Cette fonction « chirurgicale » de premier plan, dont le salaire correspondant va bien au-delà des miettes et des mallettes, des passeports et des passe-droits, des aides aux magals ou dons aux gamous, des résidences et palais de la présidence – ces primes d’infirmier – mérite assurément plus. Elle mérite que les religieux ne soient plus uniquement utilisés par les acteurs politiques comme de simples pions ou courtiers dans leurs jeux de positionnement et leurs joutes pour le pouvoir. Elle mérite plus qu’un rôle subalterne.

Pour exercer pleinement cette prérogative et contribuer efficacement dans la résolution durable de la crise scolaire, les religieux doivent ainsi, pour reprendre cet exemple, se montrer plus exigeants. Plus exigeants envers eux-mêmes d’abord, envers les acteurs politiques et sociaux ensuite. En quoi faisant ?

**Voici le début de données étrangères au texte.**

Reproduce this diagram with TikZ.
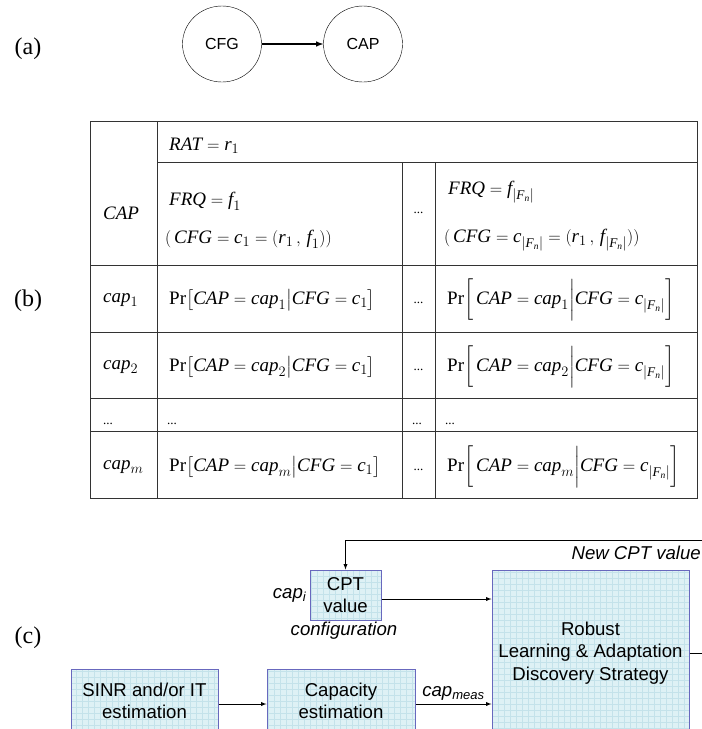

C’est cette attitude responsable et de plus de prise de responsabilités dans les problématiques fondamentales de leur pays, sans aucun parti pris ou compromission, que les sénégalais attendent de leurs élites religieuses. Et tant que ces responsabilités ne seront pas pleinement prises pour l’avènement de plus de justice sociale et celui du vrai « Dîn ». Et, qu’au contraire nous, acteurs religieux, acceptons d’être manipulés ou cantonnés par les politiques dans la périphérie de leurs « Deals ». Nous risquons non seulement de devenir des « Serigne Deal » non crédibles et disqualifiés, mais ne pourrons ni faire avancer significativement cette nation, ni notre religion. Ce qui serait bien dommage.

Ce pays, qui est le nôtre, a donc plus que jamais besoin, non pas de « Serigne Deal », mais de véritables « Serigne Dîn », intègres et pleinement conscients de leur noble sacerdoce, pour le faire avancer.